Interview with Geoffrey Baker

October 1993/March 1997

(continued)

 


 

 

Sky ramp of the Turtle Creek House, Dallas, Texas, 1993 and American Heritage Center and Art Museum, University of Wyoming, Laramie, 1993.

Going back to the earth and sky, these are things that inevitably we sense very strongly in the southwest because of the way the landscape is formed and the poignant longing for the bridging of the earth and sky. In the Turtle Creek House in Dallas, there is a sky ramp that soars to the sky; the only limitation would be your own imagination in terms of how you would fully exploit that sky trajectory. Being in the ground, hunkering back into the earth, is a primitive response that so many of us have. Going into a ‘cosy’ protective place. But then the aspiration to the sky to me is that of the dynamic of soaring, the escape of ideas and spirit to the sky, the diffusion of energy to the sky.

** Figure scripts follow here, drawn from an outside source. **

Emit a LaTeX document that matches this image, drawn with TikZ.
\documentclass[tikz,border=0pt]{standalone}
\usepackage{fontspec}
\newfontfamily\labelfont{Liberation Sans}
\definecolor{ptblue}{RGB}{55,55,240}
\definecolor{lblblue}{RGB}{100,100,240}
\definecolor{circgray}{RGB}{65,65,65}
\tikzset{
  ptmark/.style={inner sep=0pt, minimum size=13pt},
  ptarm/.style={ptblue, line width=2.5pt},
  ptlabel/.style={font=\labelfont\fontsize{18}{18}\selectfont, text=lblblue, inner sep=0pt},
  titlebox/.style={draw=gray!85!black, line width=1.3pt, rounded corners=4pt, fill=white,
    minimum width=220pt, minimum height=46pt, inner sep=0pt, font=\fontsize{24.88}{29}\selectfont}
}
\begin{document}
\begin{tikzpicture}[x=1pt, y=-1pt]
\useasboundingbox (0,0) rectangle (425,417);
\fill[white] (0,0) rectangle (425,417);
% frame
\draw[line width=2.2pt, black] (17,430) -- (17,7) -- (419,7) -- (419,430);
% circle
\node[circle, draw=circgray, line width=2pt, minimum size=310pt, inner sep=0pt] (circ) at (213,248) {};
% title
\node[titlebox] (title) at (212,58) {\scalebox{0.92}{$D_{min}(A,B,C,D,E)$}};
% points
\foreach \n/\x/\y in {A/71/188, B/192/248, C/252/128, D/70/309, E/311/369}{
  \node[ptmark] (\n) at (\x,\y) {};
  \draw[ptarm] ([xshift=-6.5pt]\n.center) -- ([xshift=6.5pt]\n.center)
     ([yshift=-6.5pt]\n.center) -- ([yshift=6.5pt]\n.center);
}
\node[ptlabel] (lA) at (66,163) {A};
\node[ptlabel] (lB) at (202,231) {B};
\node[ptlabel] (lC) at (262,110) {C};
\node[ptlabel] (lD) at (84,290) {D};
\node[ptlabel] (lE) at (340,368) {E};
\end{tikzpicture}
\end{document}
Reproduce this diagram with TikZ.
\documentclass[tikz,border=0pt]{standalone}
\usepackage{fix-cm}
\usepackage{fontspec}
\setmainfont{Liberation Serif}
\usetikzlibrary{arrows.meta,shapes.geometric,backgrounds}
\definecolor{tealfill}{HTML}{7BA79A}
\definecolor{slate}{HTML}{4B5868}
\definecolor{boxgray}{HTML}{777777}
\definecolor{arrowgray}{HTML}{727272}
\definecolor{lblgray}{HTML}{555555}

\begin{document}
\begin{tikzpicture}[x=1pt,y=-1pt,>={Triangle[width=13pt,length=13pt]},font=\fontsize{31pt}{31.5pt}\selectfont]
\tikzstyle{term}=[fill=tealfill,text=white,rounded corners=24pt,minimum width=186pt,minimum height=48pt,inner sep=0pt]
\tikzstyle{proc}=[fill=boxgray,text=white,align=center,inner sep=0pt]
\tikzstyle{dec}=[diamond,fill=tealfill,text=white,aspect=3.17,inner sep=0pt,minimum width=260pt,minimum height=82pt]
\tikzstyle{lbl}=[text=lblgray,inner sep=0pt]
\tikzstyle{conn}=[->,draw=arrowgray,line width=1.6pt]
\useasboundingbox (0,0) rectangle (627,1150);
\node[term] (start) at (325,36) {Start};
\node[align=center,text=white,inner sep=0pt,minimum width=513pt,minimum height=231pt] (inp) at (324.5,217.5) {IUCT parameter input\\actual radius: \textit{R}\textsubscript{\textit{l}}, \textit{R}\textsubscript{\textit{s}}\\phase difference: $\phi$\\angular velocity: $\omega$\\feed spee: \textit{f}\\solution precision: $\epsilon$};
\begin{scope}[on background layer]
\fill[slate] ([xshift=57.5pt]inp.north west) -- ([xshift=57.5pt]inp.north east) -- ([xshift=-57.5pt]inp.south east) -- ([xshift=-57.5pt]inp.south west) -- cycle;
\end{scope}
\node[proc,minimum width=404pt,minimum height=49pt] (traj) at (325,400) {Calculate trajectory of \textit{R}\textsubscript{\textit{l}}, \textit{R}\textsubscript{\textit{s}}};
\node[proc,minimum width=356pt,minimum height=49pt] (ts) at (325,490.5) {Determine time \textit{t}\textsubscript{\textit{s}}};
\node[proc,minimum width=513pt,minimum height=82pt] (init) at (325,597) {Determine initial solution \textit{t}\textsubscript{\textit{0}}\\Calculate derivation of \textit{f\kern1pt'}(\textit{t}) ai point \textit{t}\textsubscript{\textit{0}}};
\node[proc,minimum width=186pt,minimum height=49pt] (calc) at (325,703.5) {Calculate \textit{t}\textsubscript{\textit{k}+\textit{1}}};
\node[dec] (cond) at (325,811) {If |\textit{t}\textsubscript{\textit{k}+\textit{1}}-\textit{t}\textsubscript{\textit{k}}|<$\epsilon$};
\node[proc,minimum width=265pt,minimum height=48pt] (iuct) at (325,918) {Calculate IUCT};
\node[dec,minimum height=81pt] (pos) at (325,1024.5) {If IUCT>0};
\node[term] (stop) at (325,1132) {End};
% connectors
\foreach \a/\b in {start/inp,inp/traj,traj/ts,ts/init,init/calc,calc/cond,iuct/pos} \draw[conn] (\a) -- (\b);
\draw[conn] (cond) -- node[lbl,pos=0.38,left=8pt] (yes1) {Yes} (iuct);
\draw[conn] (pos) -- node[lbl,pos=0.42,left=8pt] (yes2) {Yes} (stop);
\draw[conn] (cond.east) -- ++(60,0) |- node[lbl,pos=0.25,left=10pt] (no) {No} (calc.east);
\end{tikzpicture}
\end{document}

GHB: I was at the American Heritage Center and Art Museum at Laramie and sensed everything you’ve just been talking about, particularly the cosiness of the cone-shaped form and then the sense of liberation when you’re on the terrace. So you get these two extremes: when you’re inside, you have the symbol of the chimney penetrating right down through the building, and on the other hand you have the terrace. I walked out there at sunset; the moon was up, and the cone shape was seen in an almost fiery light. One sensed throughout that building, as I think one does in all your buildings, a theme of contact. You’ve mentioned contact with the earth and the sky and at Laramie there’s a special contact with the landscape as you enter the building. You’re given glimpses of the mountains to the east, and in the entry foyer; there’s a glimpse of the sky through the way the strands of the structure allow light to come in there. So I did sense exactly what you’re saying and I felt a tremendous tension between the forms as well, that the one was a swirling cone that was full of its own energy through the distortion of its shape and the way that the struts on the eastern side allow one kind of contact. On the western side you place windows on the lower part of the building that are deeply inset so that they seem to be watching almost furtively. Certainly there’s a strong feeling of protection, in that building, in the cone.

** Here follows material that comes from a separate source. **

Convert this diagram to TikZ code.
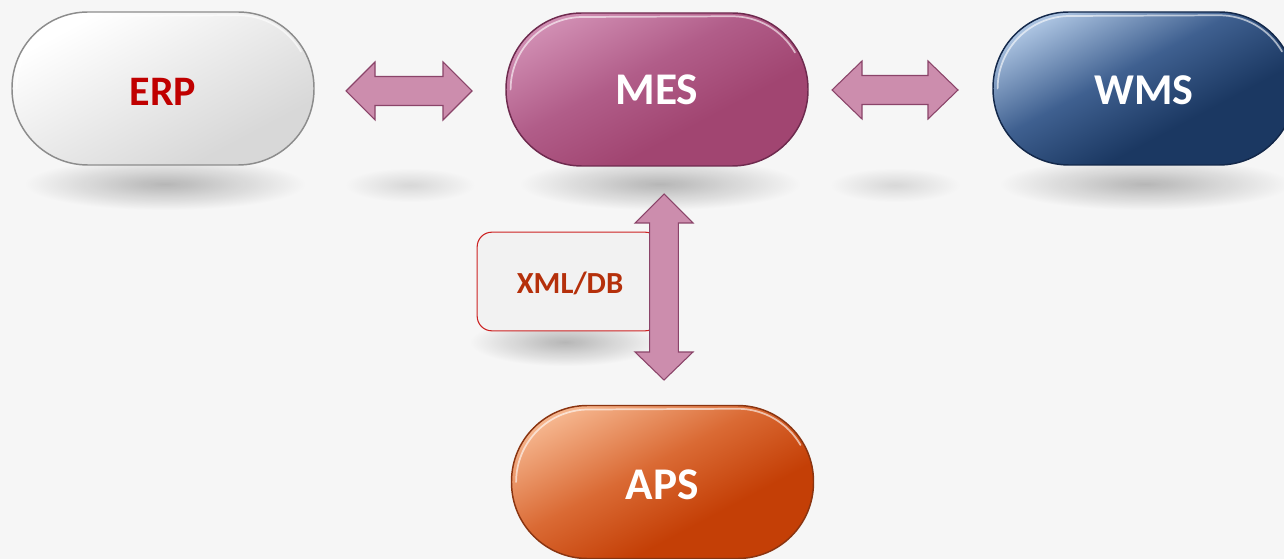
\documentclass[tikz,border=0pt]{standalone}
\usepackage{fontspec}
\setmainfont{Carlito}
\usetikzlibrary{fadings}
\definecolor{bg}{HTML}{F6F6F6}
\definecolor{erpA}{HTML}{FFFFFF}
\definecolor{erpB}{HTML}{EEEEEE}
\definecolor{erpC}{HTML}{D8D8D8}
\definecolor{erpLine}{HTML}{8C8C8C}
\definecolor{erpText}{HTML}{C00000}
\definecolor{mesA}{HTML}{D08DB2}
\definecolor{mesB}{HTML}{B15D89}
\definecolor{mesC}{HTML}{A14571}
\definecolor{mesLine}{HTML}{6E2A4E}
\definecolor{wmsA}{HTML}{AAC2E0}
\definecolor{wmsB}{HTML}{3F6090}
\definecolor{wmsC}{HTML}{1B3862}
\definecolor{wmsLine}{HTML}{13284A}
\definecolor{apsA}{HTML}{F5B48C}
\definecolor{apsB}{HTML}{DA6A34}
\definecolor{apsC}{HTML}{C43F06}
\definecolor{apsLine}{HTML}{8A3410}
\definecolor{arrFill}{HTML}{CC8DAD}
\definecolor{arrLine}{HTML}{8A4469}
\definecolor{boxLine}{HTML}{CC2222}
\definecolor{boxFill}{HTML}{F2F2F2}
\definecolor{boxText}{HTML}{B5300B}
\pgfdeclareverticalshading{erpshade}{100bp}{color(0bp)=(erpC); color(30bp)=(erpC); color(55bp)=(erpB); color(74bp)=(erpA); color(100bp)=(erpA)}
\pgfdeclareverticalshading{messhade}{100bp}{color(0bp)=(mesC); color(38bp)=(mesC); color(56bp)=(mesB); color(76bp)=(mesA); color(100bp)=(mesA)}
\pgfdeclareverticalshading{wmsshade}{100bp}{color(0bp)=(wmsC); color(38bp)=(wmsC); color(56bp)=(wmsB); color(76bp)=(wmsA); color(100bp)=(wmsA)}
\pgfdeclareverticalshading{apsshade}{100bp}{color(0bp)=(apsC); color(37bp)=(apsC); color(55bp)=(apsB); color(76bp)=(apsA); color(100bp)=(apsA)}
\tikzfading[name=softblob, inner color=transparent!0, outer color=transparent!100]
\begin{document}
\begin{tikzpicture}[x=0.75pt,y=-0.75pt,
  pill/.style={rounded corners=57pt, minimum width=226.5pt, minimum height=114.75pt,
    line width=1.1pt, inner sep=0pt, text depth=0pt, shade, shading=#1, shading angle=28},
  pilltext/.style={font=\bfseries\fontsize{#1}{#1}\selectfont},
  shadowblob/.style={fill=black, opacity=#1, path fading=softblob},
  blockarrow/.style={fill=arrFill, draw=arrLine, line width=0.8pt, line join=miter},
  xmlbox/.style={draw=boxLine, fill=boxFill, line width=0.8pt, rounded corners=11pt,
    minimum width=137pt, minimum height=74pt, inner sep=0pt},
  highlight/.style={draw=white, line width=1.3pt, opacity=0.6, line cap=round}
]
% canvas
\fill[bg] (0,0) rectangle (1284,559);
\clip (0,0) rectangle (1284,559);
\useasboundingbox (0,0) rectangle (1284,559);

% soft shadows
\fill[shadowblob=0.26] (25,158) rectangle (305,210);
\fill[shadowblob=0.26] (520,158) rectangle (800,210);
\fill[shadowblob=0.26] (1000,158) rectangle (1290,210);
\fill[shadowblob=0.12] (345,168) rectangle (475,202);
\fill[shadowblob=0.12] (830,168) rectangle (960,202);
\fill[shadowblob=0.26] (470,318) rectangle (660,366);

% pills
\node[pill=erpshade, draw=erpLine, text=erpText, pilltext=31.5, text height=25.5pt]
  (erp) at (163,88.5) {ERP};
\node[pill=messhade, draw=mesLine, text=white, pilltext=34, text height=22.8pt]
  (mes) at (657,89.5) {MES};
\node[pill=wmsshade, draw=wmsLine, text=white, pilltext=33, text height=24.3pt]
  (wms) at (1144,88.5) {WMS};
\node[pill=apsshade, draw=apsLine, text=white, pilltext=34, text height=26.4pt]
  (aps) at (662.5,482) {APS};

% bevel highlights along the top edge
\foreach \n in {erp,mes,wms,aps}{
  \draw[highlight] ([xshift=4]\n.west) arc (180:270:72.5)
    -- ([shift={(-76.5,4)}]\n.north east) arc (270:330:72.5);
}

% XML/DB label box
\node[xmlbox] (xml) at (568.5,281.5) {};
\node[text=boxText, font=\bfseries\fontsize{23}{23}\selectfont] (xmltext) at (570,283) {XML/DB};

% double block arrows
\coordinate (a1) at (409,91);
\coordinate (a2) at (895,90);
\coordinate (a3) at (664,287);
\draw[blockarrow] ([shift={(-63,0)}]a1) -- ([shift={(-34,-29)}]a1) -- ([shift={(-34,-14.5)}]a1)
  -- ([shift={(34,-14.5)}]a1) -- ([shift={(34,-29)}]a1) -- ([shift={(63,0)}]a1)
  -- ([shift={(34,29)}]a1) -- ([shift={(34,14.5)}]a1) -- ([shift={(-34,14.5)}]a1)
  -- ([shift={(-34,29)}]a1) -- cycle;
\draw[blockarrow] ([shift={(-63,0)}]a2) -- ([shift={(-33,-29)}]a2) -- ([shift={(-33,-14.5)}]a2)
  -- ([shift={(33,-14.5)}]a2) -- ([shift={(33,-29)}]a2) -- ([shift={(63,0)}]a2)
  -- ([shift={(33,29)}]a2) -- ([shift={(33,14.5)}]a2) -- ([shift={(-33,14.5)}]a2)
  -- ([shift={(-33,29)}]a2) -- cycle;
\draw[blockarrow] ([shift={(0,-93)}]a3) -- ([shift={(29,-64)}]a3) -- ([shift={(14.3,-64)}]a3)
  -- ([shift={(14.3,65)}]a3) -- ([shift={(29,65)}]a3) -- ([shift={(0,93)}]a3)
  -- ([shift={(-29,65)}]a3) -- ([shift={(-14.3,65)}]a3) -- ([shift={(-14.3,-64)}]a3)
  -- ([shift={(-29,-64)}]a3) -- cycle;
\end{tikzpicture}
\end{document}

AP: The connectedness of the building occurred in different ways. In your explanation, the operations of connecting to the land and sky were well articulated. The building was envisaged as a silhouette. At a distance the Heritage Center appears as a new mountain, a new archival mountain. In my work, all around the edges, and in the centre at various times, I have tried to make buildings that project the sense of a surrogate landscape, a sense of abstraction of the mesa, the mountain. It’s a centralised hearth conjuring up the almost cartoon image of the glowing window on a winter night projecting a ray of light on the snow. The enigmatic quality of that welcoming indication of arrival in a building is important to me. Although the building is mainly about isolation, views towards the distant landscape are organised to selectively choose particular vantage points. Light becomes very important. Where the light is the morning light, particularly in the winter, this invitation is on the east side. You’ve referred to the structural members fanning their way through that glazing system. It’s as open as we could make it to allow maximum light penetration, creating views of the sky that were all-encompassing compared with the individual view fragments in the rest of the apertures at the front. So the notion of connection is critical, and it occurs at many levels. It occurs from airplanes, and from the car coming down the Interstate Highway. The building to me suggests, in its evolving copper patina, an ancient helmet erupting from the prairie. The work isn’t intended though to merely evoke an ancient source. If that comes along and to be lucky enough for certain viewers like yourself, to respond to, that’s fantastic. It is not something I can formulate. It’s there or it isn’t.